2- Eissa stressed that it is the duty of all parties, led by tourism investors and the banking system, along with the government, to agree that the top priority is to achieve 18 million tourists next year, and exceed 20 million after that, to reach 30 million tourists, is to provide airline seats and build 200,000 hotel rooms.
He added that the tourism sector should use the current good cash flows to confirm its bankability to obtain the necessary financing to build the required rooms, and banks should also know that tourism is among the best sectors to which Egyptians’ savings can be directed.
3- The minister stressed that the door will not be opened for the establishment of new tourism companies except after amending the law on tourism companies that has been enacted more than half a century ago.
Those wishing to enter the market can now buy companies that are offered for sale or acquire shares in them, Eissa said, adding that he truly believes that the ease of exiting the market and entering it is at the forefront of the factors that attract investment.
4- The minister called on the tourism sector to think jointly about how to deal with artificial intelligence and other electronic applications that strongly affect the sector, economic and social activities in general, especially since visits to actual museums will be reduced while maximizing the experience of virtual visits.
Eissa continued, “We were late in preparing our sites and assets for this type of exhibitions.”
Artificial intelligence will also contribute strongly to planning, prioritizing, measuring product quality, operations governance, and data analysis, and all of this can only be done in cooperation with the private sector and civil society.

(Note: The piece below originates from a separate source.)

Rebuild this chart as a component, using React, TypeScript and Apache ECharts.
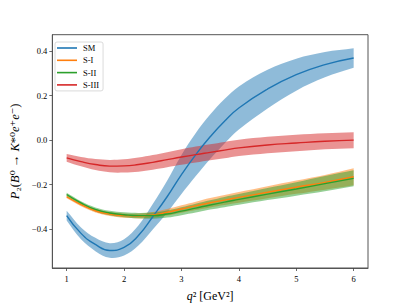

5- The minister said that he does not understand the purpose of placing a random city on the tourist map where tourism is not carried out by an administrative decree. Instead it is a product that requires creativity and innovation, good infrastructure, modern services, sites that have distinctive features, or historical sites, and so on.
Nevertheless, any effort will be made will be met with encouragement.
“Do not forget that West Suhail in Aswan is a new tourism site created by the savvy of its people, and not a decision by a local or central government agency to place it on the tourism map,”, he noted.